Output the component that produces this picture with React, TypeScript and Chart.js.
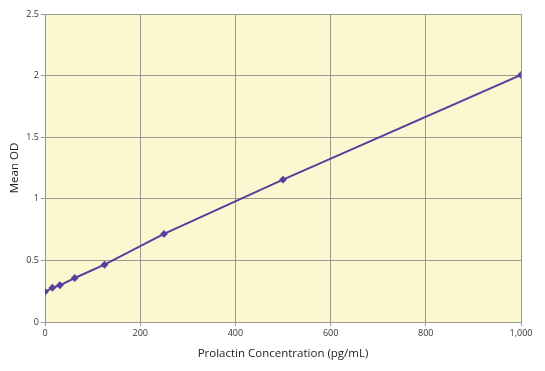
import React, { useEffect, useRef } from "react";
import { Chart, registerables } from "chart.js";

Chart.register(...registerables);

const concentrations = [0, 15.6, 31.25, 62.5, 125, 250, 500, 1000];
const meanOD = [0.245, 0.278, 0.298, 0.357, 0.465, 0.715, 1.155, 2.005];
const xTickMax = 1000;
const yTickMax = 2.5;

const bgPlugin = {
  id: "plotBg",
  beforeDraw(chart: any) {
    const { ctx, chartArea } = chart;
    ctx.save();
    ctx.fillStyle = "#fbf8d1";
    ctx.fillRect(chartArea.left, chartArea.top, chartArea.right - chartArea.left, chartArea.bottom - chartArea.top);
    ctx.restore();
  },
};

export default function App() {
  const ref = useRef<HTMLCanvasElement>(null);
  useEffect(() => {
    document.body.style.margin = "0";
    const chart = new Chart(ref.current!, {
      type: "scatter",
      data: {
        datasets: [
          {
            data: concentrations.map((x, i) => ({ x, y: meanOD[i] })),
            showLine: true,
            borderColor: "#5b3d9c",
            backgroundColor: "#5b3d9c",
            borderWidth: 2,
            pointStyle: "rectRot",
            pointRadius: 2.5,
          },
        ],
      },
      plugins: [bgPlugin],
      options: {
        animation: false,
        responsive: false,
        layout: { padding: { top: 14, right: 24, left: 4, bottom: 6 } },
        plugins: { legend: { display: false }, tooltip: { enabled: false } },
        scales: {
          x: {
            type: "linear",
            min: 0,
            max: xTickMax,
            ticks: { stepSize: 200, color: "#333", font: { family: "Open Sans", size: 9 }, padding: 2, maxRotation: 0 },
            grid: { color: "#9c9a8c", tickLength: 4 },
            border: { color: "#9c9a8c" },
            title: { display: true, text: "Prolactin Concentration (pg/mL)", color: "#222", font: { family: "Open Sans", size: 11.5 }, padding: { top: 8 } },
            afterFit(scale: any) { scale.height = 43; },
          },
          y: {
            min: 0,
            max: yTickMax,
            ticks: {
              stepSize: 0.5,
              color: "#333",
              font: { family: "Open Sans", size: 9 },
              padding: 2,
              callback: (v: any) => String(Number(v)),
            },
            grid: { color: "#9c9a8c", tickLength: 4 },
            border: { color: "#9c9a8c" },
            title: { display: true, text: "Mean OD", color: "#222", font: { family: "Open Sans", size: 11.5 }, padding: { bottom: 6 } },
            afterFit(scale: any) { scale.width = 41; },
          },
        },
      },
    });
    return () => chart.destroy();
  }, []);
  return (
    <div style={{ width: 545, height: 371 }}>
      <canvas ref={ref} width={545} height={371} />
    </div>
  );
}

==========

- WHAT TO PRODUCE -
From the first line above to the line containing "const yTickMax = 2.5;", repeat each line exactly. Pictures stay out.

- REPLY -
Output the component that produces this picture with React, TypeScript and Chart.js.
import React, { useEffect, useRef } from "react";
import { Chart, registerables } from "chart.js";

Chart.register(...registerables);

const concentrations = [0, 15.6, 31.25, 62.5, 125, 250, 500, 1000];
const meanOD = [0.245, 0.278, 0.298, 0.357, 0.465, 0.715, 1.155, 2.005];
const xTickMax = 1000;
const yTickMax = 2.5;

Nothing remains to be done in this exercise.